An underappreciated lever for business is proximity to other entrepreneurs in the same industry and ad-hoc support. In a study on the impact of university entrepreneurial support, Shiri Breznitz and colleagues found that ad-hoc service support such as shared space and a larger community of member and graduate firms allow for network ties to be formed. This increases the chance of connecting with other entrepreneurs and businesses in the same industry. They also found that entrepreneurial support organizations can provide businesses with resources, while university incubators can provide knowledge, talent, and equipment. What we can glean from this study is the need to expand on support service models outside of funding that can support Black entrepreneurs. Black entrepreneurs need to be able to leverage knowledge and talent from industry professionals. More importantly, providing access to shared space will allow Black entrepreneurs to congregate and form clustered networks where they can benefit from knowledge exchange and innovative spillover effects. The power of these clustered networks is important because entrepreneurs who have broad and diverse social networks have stronger survival and growth rates with better abilities to innovate.

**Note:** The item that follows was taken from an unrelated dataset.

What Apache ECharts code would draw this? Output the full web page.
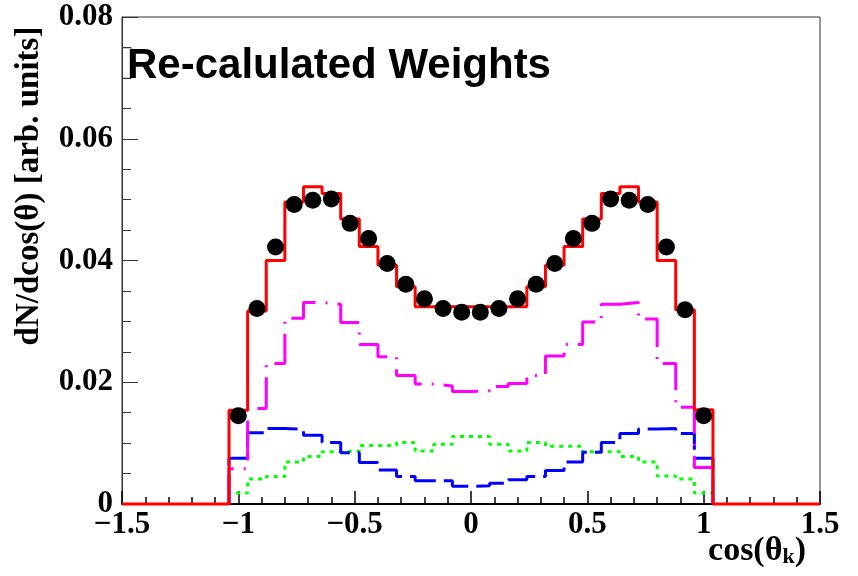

We should also consider current funding amounts and support at different stages. Much of what we see in terms of funding support focuses on the latter phases of business development and scaling, being when businesses are designed and have a proof of concept. It’s here that SMEs have access to greater funding from the federal government, often with stipulations. For example, businesses can apply for the Canada-Ontario Job Grant which provides up to $10,000 in funding to cover training costs. However, this requires the money to be spent on training through a third-party vendor, and for small employers with less than 100 employees (most Black businesses as they are predominantly sole proprietorships) need to contribute 1/6 of the training cost. For the Black Entrepreneurship Loan Fund, it provides loans up to $250,000 but requires a financial assessment of the business health and growth potential.

We can look to Oregon for how to improve this funding model. Although focused on technology, Oregon encourages businesses to take advantage of federal funding, namely the Small Business Innovation Research and Small Business Technology Transfer programs. These programs are designed to stimulate technological innovation while providing opportunities for small businesses to conduct research and development with commercialization potential. The funding comes in 2 phases: phase 1 grants assist extremely early-stage companies in doing proof of concept studies on new technologies and are valued at nearly $150,000. Phase 2 grants aid phase 1 companies to develop commercially ready prototypes to test with their customers and are valued at approximately $1.5 million. In short, the government helps firms to develop proof of concept and deliver products or services to market. Canada could leverage this model by financially support SMEs in researching the market they want to enter and fully develop a concept for their product or service. This could be followed by funding for trial periods. The idea is to provide Black businesses with enough funding and competency to perform in their industry and withstand economic and industry related shocks. This might give Black businesses the breathing room to successfully scale to the point where VC becomes feasible.

This isn’t an overarching solution to business growth in the Black community. But the key message is that Black people shouldn’t have to build businesses and manoeuvre through entrepreneurship alone, even if some believe that they shouldn’t rely on a system that has excluded them. My perspective is that Black businesses should be able to benefit from government and private sector support, just as non-racialized groups have. But to do this, they must be prepared in the same fashion.